Entries shown:
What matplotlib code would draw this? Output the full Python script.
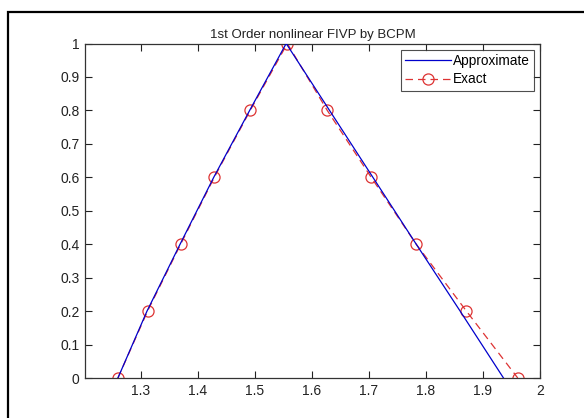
import matplotlib
matplotlib.use("Agg")
import matplotlib.pyplot as plt
from matplotlib.patches import Rectangle

# Data
exact_x = [1.260, 1.312, 1.370, 1.429, 1.492, 1.557, 1.627, 1.704, 1.783, 1.871, 1.961]
exact_y = [0.0, 0.2, 0.4, 0.6, 0.8, 1.0, 0.8, 0.6, 0.4, 0.2, 0.0]
approx_x = [1.260, 1.311, 1.369, 1.428, 1.491, 1.555, 1.631, 1.707, 1.783, 1.860, 1.936]
approx_y = [0.0, 0.2, 0.4, 0.6, 0.8, 1.0, 0.8, 0.6, 0.4, 0.2, 0.0]
xticks = [1.3, 1.4, 1.5, 1.6, 1.7, 1.8, 1.9, 2.0]
xticklabels = ["1.3", "1.4", "1.5", "1.6", "1.7", "1.8", "1.9", "2"]
yticks = [0, 0.1, 0.2, 0.3, 0.4, 0.5, 0.6, 0.7, 0.8, 0.9, 1.0]
yticklabels = ["0", "0.1", "0.2", "0.3", "0.4", "0.5", "0.6", "0.7", "0.8", "0.9", "1"]
title = "1st Order nonlinear FIVP by BCPM"

plt.rcParams['font.family'] = ['Liberation Sans', 'DejaVu Sans']

W, H = 584, 418
fig = plt.figure(figsize=(W / 100, H / 100), dpi=100)
fig.patch.set_facecolor('white')

# Outer frame (extends beyond image on right and bottom)
fig.patches.append(Rectangle((7.5 / W, -0.1), 1.2, (H - 11.5) / H + 0.1,
                             transform=fig.transFigure, fill=False,
                             edgecolor='black', linewidth=1.6))

ax = fig.add_axes([85 / W, (H - 378) / H, (540 - 85) / W, (378 - 43.5) / H])

ax.plot(approx_x, approx_y, color='#0000cc', linewidth=0.9, label='Approximate', zorder=3)
ax.plot(exact_x, exact_y, color='#dd3333', linestyle=(0, (6, 4)), linewidth=0.9,
        marker='o', markersize=8, markerfacecolor='none', markeredgecolor='#dd3333',
        markeredgewidth=0.9, label='Exact', zorder=2)

ax.set_xlim(1.2023, 2.0)
ax.set_ylim(0, 1)
ax.set_xticks(xticks)
ax.set_xticklabels(xticklabels)
ax.set_yticks(yticks)
ax.set_yticklabels(yticklabels)
ax.tick_params(direction='in', length=5, width=0.8, top=True, right=True,
               labelsize=10, colors='#222222', pad=4)
for s in ax.spines.values():
    s.set_color('#333333')
    s.set_linewidth(0.9)

ax.set_title(title, fontsize=9.5, pad=4, color='#222222')

leg = ax.legend(loc='upper right', fontsize=9.8, frameon=True, fancybox=False,
                edgecolor='#222222', handlelength=3.4, handletextpad=0.15,
                borderpad=0.3, labelspacing=0.35, borderaxespad=0.45)
leg.get_frame().set_linewidth(0.8)

fig.savefig("out.png", dpi=100, facecolor='white')
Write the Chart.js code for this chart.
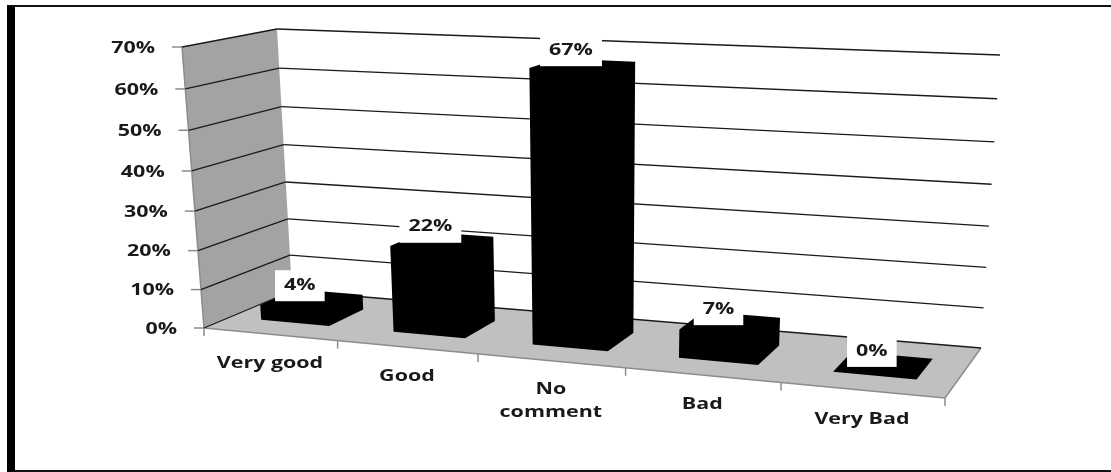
<!DOCTYPE html>
<html>
<head>
<meta charset="utf-8">
<script src="https://cdn.jsdelivr.net/npm/chart.js@4/dist/chart.umd.min.js"></script>
<style>
  html, body { margin: 0; padding: 0; background: #fff; overflow: hidden; }
  #frame {
    position: absolute; left: 7px; top: 5px; width: 1104px; height: 467px;
    box-sizing: border-box;
    border-left: 8px solid #000; border-top: 2px solid #111; border-bottom: 2px solid #111;
  }
  #chart { position: absolute; left: 0; top: 0; }
</style>
</head>
<body>
<div id="frame"></div>
<canvas id="chart" width="1111" height="472"></canvas>
<script>
const categories = [["Very good"], ["Good"], ["No", "comment"], ["Bad"], ["Very Bad"]];
const percents = [4, 22, 67, 7, 0];
const axisMax = 70;
const axisStep = 10;

// corners of the 3D box: floor and roof, front then back, left then right
const floorFL = [204, 328], floorFR = [945, 398], floorBL = [292, 291], floorBR = [981, 348];
const roofFL = [182, 47], roofFR = [965, 82], roofBL = [277, 29], roofBR = [1000, 55];
const xFalloff = -0.12;
const yFalloff = -0.05;
const depthFront = 0.3;
const depthBack = 0.72;

const labelFont = "bold 16.5px 'Open Sans'";
const labelStretch = 1.3;

function warp(t, g) {
  return t * (1 + g) / (1 + g * t);
}

function lerp(a, b, t) {
  return [a[0] + (b[0] - a[0]) * t, a[1] + (b[1] - a[1]) * t];
}

// u along the categories, v into the depth, w up the value axis (all 0..1)
function project(u, v, w) {
  const s = warp(u, xFalloff);
  const h = warp(w, yFalloff);
  const base = lerp(lerp(floorFL, floorFR, s), lerp(floorBL, floorBR, s), v);
  const top = lerp(lerp(roofFL, roofFR, s), lerp(roofBL, roofBR, s), v);
  return lerp(base, top, h);
}

function fillPoly(ctx, points, color) {
  ctx.beginPath();
  points.forEach((p, i) => (i ? ctx.lineTo(p[0], p[1]) : ctx.moveTo(p[0], p[1])));
  ctx.closePath();
  ctx.fillStyle = color;
  ctx.fill();
}

function strokeLine(ctx, a, b, color, width) {
  ctx.beginPath();
  ctx.moveTo(a[0], a[1]);
  ctx.lineTo(b[0], b[1]);
  ctx.strokeStyle = color;
  ctx.lineWidth = width;
  ctx.stroke();
}

// the labels are wide, so the text gets stretched sideways
function wideText(ctx, text, x, y, align) {
  ctx.save();
  ctx.translate(x, y);
  ctx.scale(labelStretch, 1);
  ctx.font = labelFont;
  ctx.fillStyle = "#1a1a1a";
  ctx.textAlign = align;
  ctx.textBaseline = "middle";
  ctx.fillText(text, 0, 0);
  ctx.restore();
}

const perspectiveBox = {
  id: "perspectiveBox",
  beforeDatasetsDraw(chart) {
    const { ctx, chartArea: area, scales } = chart;
    const toW = (value) => (area.bottom - scales.y.getPixelForValue(value)) / area.height;
    const toU = (x) => (x - area.left) / area.width;

    fillPoly(ctx, [floorFL, floorFR, floorBR, floorBL], "#c0c0c0");
    fillPoly(ctx, [floorFL, floorBL, roofBL, roofFL], "#a3a3a3");

    strokeLine(ctx, floorFL, roofFL, "#8c8c8c", 1.5);
    strokeLine(ctx, floorFL, floorFR, "#8c8c8c", 1.5);
    strokeLine(ctx, floorFR, floorBR, "#8c8c8c", 1.5);

    scales.y.ticks.forEach((tick) => {
      const w = toW(tick.value);
      const front = project(0, 0, w);
      const corner = project(0, 1, w);
      const end = project(1, 1, w);
      strokeLine(ctx, front, corner, "#1a1a1a", 1.3);
      strokeLine(ctx, corner, end, "#1a1a1a", 1.3);
      strokeLine(ctx, [front[0] - 10, front[1]], front, "#8c8c8c", 1.5);
      wideText(ctx, tick.label, front[0] - 27, front[1] + 1, "right");
    });

    // tick marks hang off the band edges, names sit below the band centres
    const bandCount = categories.length;
    for (let i = 0; i <= bandCount; i++) {
      const p = project(i / bandCount, 0, 0);
      strokeLine(ctx, p, [p[0], p[1] + 8], "#8c8c8c", 1.5);
    }
    categories.forEach((lines, i) => {
      const p = project(toU(scales.x.getPixelForValue(i)), 0, 0);
      lines.forEach((line, n) => wideText(ctx, line, p[0], p[1] + 29 + n * 23, "center"));
    });
  },
  afterDatasetsDraw(chart) {
    const { ctx, chartArea: area } = chart;
    const meta = chart.getDatasetMeta(0);
    meta.data.forEach((bar, i) => {
      const u0 = (bar.x - bar.width / 2 - area.left) / area.width;
      const u1 = (bar.x + bar.width / 2 - area.left) / area.width;
      const w = (bar.base - bar.y) / area.height;

      // all faces are solid black, so the outline of the block is enough
      fillPoly(ctx, [
        project(u0, depthFront, 0),
        project(u1, depthFront, 0),
        project(u1, depthBack, 0),
        project(u1, depthBack, w),
        project(u0, depthBack, w),
        project(u0, depthFront, w)
      ], "#000");

      // value tag: white box that sits on the top face of the bar
      const topMid = project((u0 + u1) / 2, 0.5, w);
      const text = percents[i] + "%";
      ctx.font = labelFont;
      const boxWidth = ctx.measureText(text).width * labelStretch + 18;
      const cx = topMid[0] - 11;
      const bottom = topMid[1] + 1;
      ctx.fillStyle = "#fff";
      ctx.fillRect(cx - boxWidth / 2, bottom - 31, boxWidth, 31);
      wideText(ctx, text, cx, bottom - 16, "center");
    });
  }
};

new Chart(document.getElementById("chart"), {
  type: "bar",
  data: {
    labels: categories,
    datasets: [{
      data: percents,
      backgroundColor: "rgba(0,0,0,0)",
      barPercentage: 0.52,
      categoryPercentage: 1
    }]
  },
  options: {
    responsive: false,
    animation: false,
    layout: { padding: { left: 204, right: 166, top: 47, bottom: 144 } },
    plugins: { legend: { display: false }, tooltip: { enabled: false } },
    scales: {
      x: { display: false },
      y: {
        display: false,
        min: 0,
        max: axisMax,
        ticks: { stepSize: axisStep, callback: (value) => value + "%" }
      }
    }
  },
  plugins: [perspectiveBox]
});
</script>
</body>
</html>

What you should do: Determine how many lines of the listing above include the word "chart", and report that number only.

Reply: 10